Hi my colleagues,
Question 1. trim the adapters when we known them.
Suppose the adapter for my DNA sequencing are as the following:
P5 adaptor: 5' ACACTCTTTCCCTACAC***GACGCTCTTCCGATCT***
P7 adaptor: 5' P-GATCGGAAGAGCGGTTCAGCAGGAATGCCGAG
We can trim the adapter for the raw fastq files with trim_galore
or cutadapt as the following:
cutadapt -a AGATCGGAAGAGCA -g GCTCTTCCGATCT -o sample.trim.fastq sample.raw.fastq
trim_galore --paired -a GATCGGAAGAGCA -a2 GCTCTTCCGATCT --retain_unpaired --trim1 S1.read1.fq S1.read2.fq
However, I am little confused that why 610,514 reads containing of "GATCGGAAGAGCA" can be found in read2.fastq
?
BTW: GATCGGAAGAGCA is the reverse complementary of GACGCTCTTCCGATCT
Any suggestion?
Question 2. trim the adapters when they are unknown.
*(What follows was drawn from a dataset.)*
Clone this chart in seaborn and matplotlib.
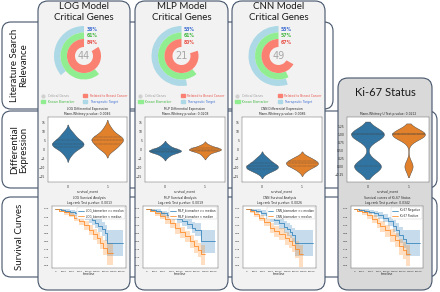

Is there any violent and forcible method to remove the reads containing the adapters? check each adapter (illumina have hundreds adapters)? because I think these adapters should be not contained by human genome, isn't it? therefore, if the reads contain such adapter sequence, they should be filter out. beat me beat me beat me!!
No it's not. That's part of your problem, you're not passing the right sequences as arguments.